We recently published a summary of the Future Homes Standard.
Some NHF members were concerned the proposals in the original consultation might not be ambitious enough. They were worried they would build homes to a new standard, only to find they still needed costly and disruptive work to make net zero further down the line. We made this point directly to officials and ministers. That’s why we welcome confirmation that homes built to the Future Homes Standard should not require any retrofit. The intention is that these homes will become net zero once the electricity grid is decarbonised.
Some members also wanted to see the government introduce the Future Homes Standard more quickly. It is great to see housing associations being so ambitious and we know some are already committed to going further and faster than current targets or regulations require. But we think the introduction of the interim uplift in the carbon emissions target for new homes from this year is a useful stepping stone to 2025.

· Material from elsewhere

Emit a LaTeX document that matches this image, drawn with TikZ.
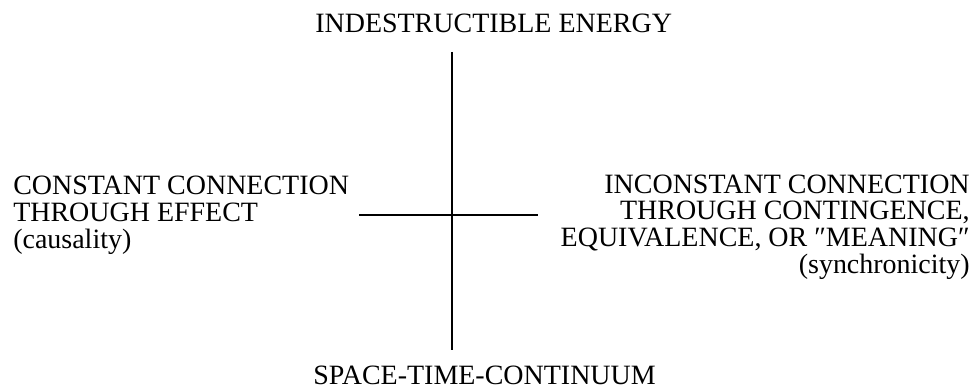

On technology, despite the increasing focus on heat pumps, the government remains technology-neutral. We recognise that technology is evolving fast but we need to be confident that by the time the Future Homes Standard is introduced in 2025, we have the materials and techniques we need to build homes that are truly fit for the future.
We all know there will be many challenges ahead and that the journey to net zero will not be an easy one.
On new homes, we will be supporting members through the introduction of the interim uplift in building standards, including how this may impact on any new homes you build through the new Affordable Homes Programme. We will also engage members fully in the technical consultation on the Future Homes Standard due in 2023.
And on decarbonising existing homes, we will continue to provide a voice for housing associations, to shape and influence the policy agenda, to work with government to deliver a Social Housing Decarbonisation Fund and to support cooperation and collaboration across the sector.
Because, even though the challenges are significant, the benefits are huge: warmer homes, cheaper fuel bills, healthier and happier residents, greener communities and a better planet.